"Ini merupakan intervensi langsung yang dapat dikategorikan deklarasi perang," ujar GNA, dilansir dari AFP, Minggu 21 Juni 2020.
Sabtu kemarin, Presiden Abdel Fattah al-Sisi memerintahkan agar seluruh jajaran militer Mesir bersiap untuk melakukan operasi di dalam maupun di luar negeri. Perintah penyiagaan militer Mesir terjadi saat GNA berusaha merebut kembali kota Sirte.
Perintah Sisi juga terlontar di tengah intervensi Turki dalam konflik Libya.

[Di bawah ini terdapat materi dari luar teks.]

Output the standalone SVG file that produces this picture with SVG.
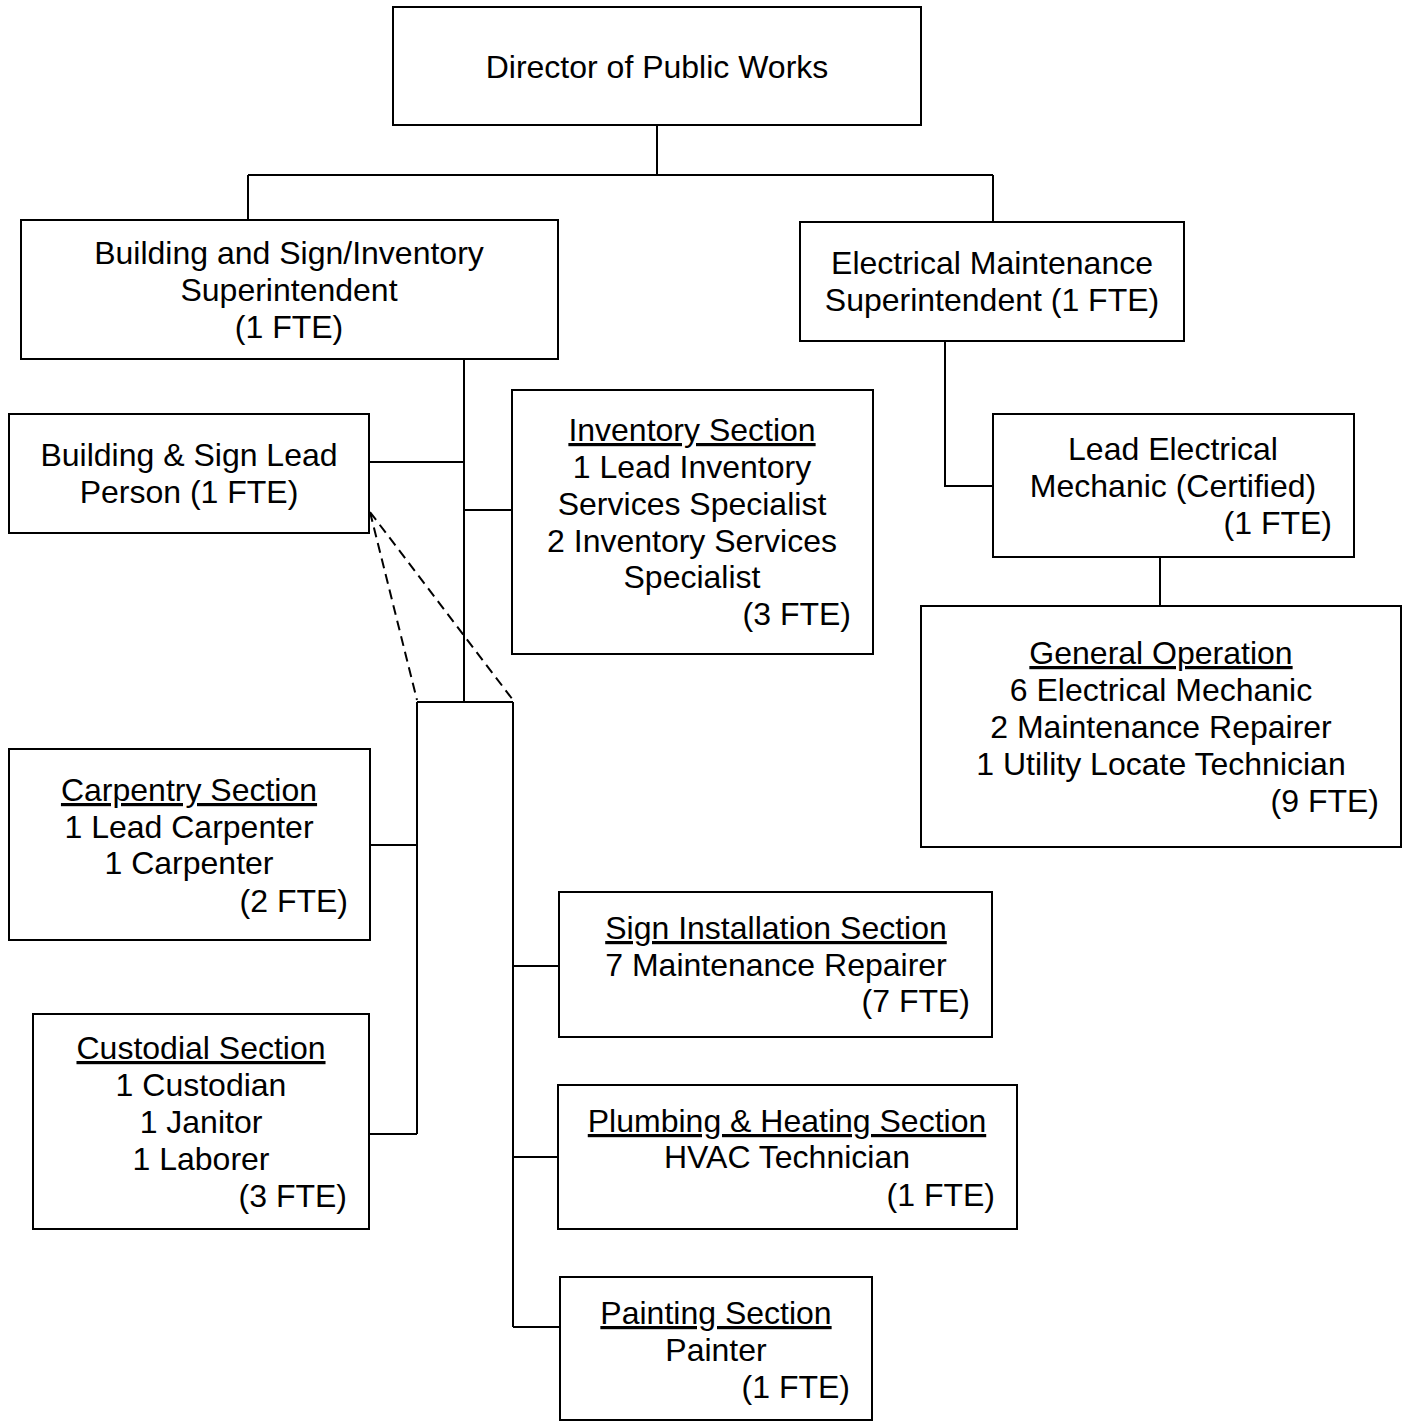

Turki adalah negara yang mendukung GNA. Sementara rival GNA, yakni Pasukan Nasional Libya (LNA), didukung Mesir, Rusia, dan Uni Emirat Arab.
Sisi menyebut Sirte dan pangkalan udara Al-Jufra sebagai "garis merah." Ia mengingatkan GNA bahwa jika garis itu dilewati, maka akan memicu respons militer dari Mesir.
"Semua wilayah Libya adalah garis merah," respons GNA. "Bentrokan apapun yang terjadi antar warga Libya, kami tidak akan membiarkan adanya pihak lain yang mengusik atau mengancam," lanjutnya.
Dukungan Turki terhadap GNA telah berhasil menghalau operasi militer LNA di Tripoli yang telah berlangsung selama 14 bulan.
Menurut Sisi, tujuan utama dari intervensi di Libya adalah melindungi perbatasan barat Mesir yang membentang sepanjang 1.200 kilometer. Selain itu, tujuan intervensi adalah membantu memediasi gencatan senjata dan memulihkan stabilitas di Libya.
Sementara itu, UEA dan Arab Saudi telah mengekspresikan dukungan terhadap tekad Mesir yang ingin melindungi perbatasannya.